De ahí, en manos de Kubrick, qui lo ça. ¿Hubiese
dejado atrás el imaginario de los 50 para adentrarse en la genética?
¿Se prolongaría el dilema de Pinocho a los clones o a los
hijos de probeta? El último borrador de Kubrick mostraba a David
encontrando a la familia que lo había abandonado y desafiando a
su padrastro por el amor de su madre (como Barry Lyndon atraviesa la guerra
para volver a casa y batirse a duelo con su padrastro por los mismos motivos).
Al final de ese mismo borrador, la memoria de David se daña y sólo
puede ser reconstruida a partir de una memoria ajena, dejándolo
encerrado en la locura de sus propios chips y preparando martinis para
su madre muerta (como el barman de El resplandor atiende la barra donde
se consuelan los muertos).
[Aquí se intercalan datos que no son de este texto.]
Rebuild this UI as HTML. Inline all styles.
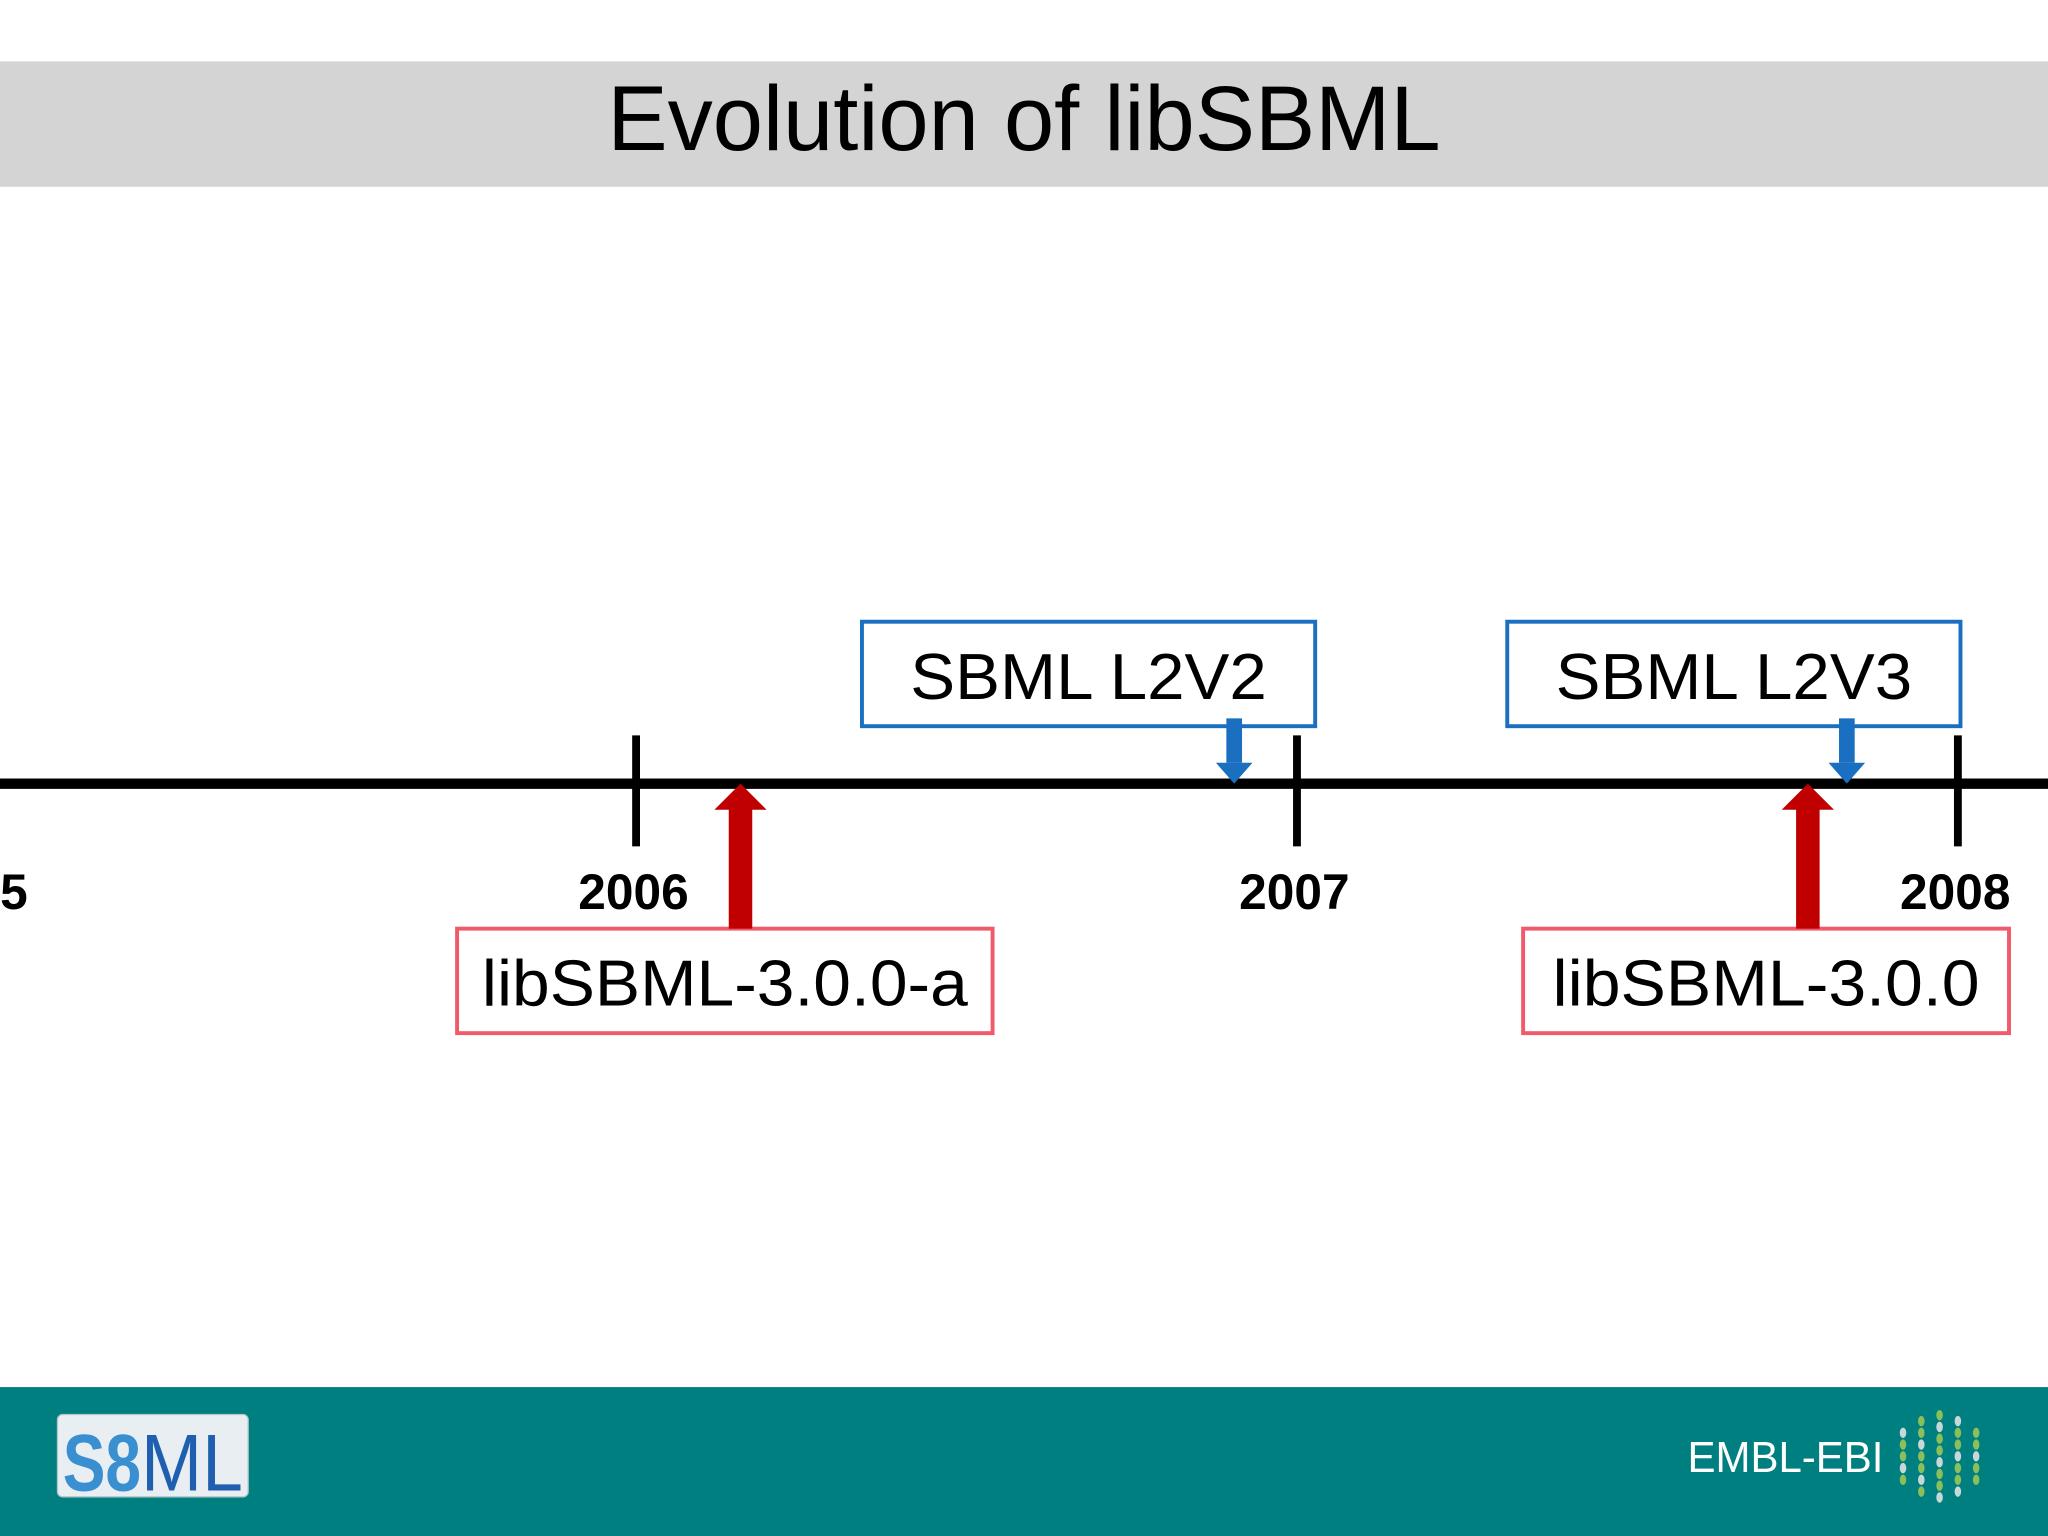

Es cierto que, si había algo que Kubrick
no tenía, era demasiada esperanza en la humanidad. Parte de ese
nihilismo consigue filtrarse en el espíritu de la película,
pero Kubrick era Kubrick y Spielberg es Spielberg. El final, tan denostado,
donde Spielberg se arriesga al ridículo en su búsqueda
de lo sublime, es, junto al principio, lo que Kubrick más
trabajado tenía. Después de todo, era su primera película
de ciencia ficción desde 2001 y no por nada había decidido
que el robot, la encarnación de la inteligencia artificial, se
llamara David (como Dave Bowman, el astronauta que pulsea mentalmente
hasta último momento contra HAL 9000). Pero Kubrick era Kubrick
y Spielberg es Spielberg, y donde Kubrick usaba el Danubio Azul
o Mozart, Spielberg recurre a la orquestación de John Williams.
Donde para Spielberg el peligro es un tiburón en el mar, para Kubrick
era papá está loco y tiene un hacha en la mano. Cuesta imaginar
cómo la hubiese hecho Kubrick. Si hubiera, como Spielberg, sembrado
la película de alusiones a Dr. Strangelove, 2001, La naranja mecánica,
El resplandor y Ojos bien cerrados. O si las hubiera engarzado para llevarlas
un paso más allá, sólo con un oso de peluche.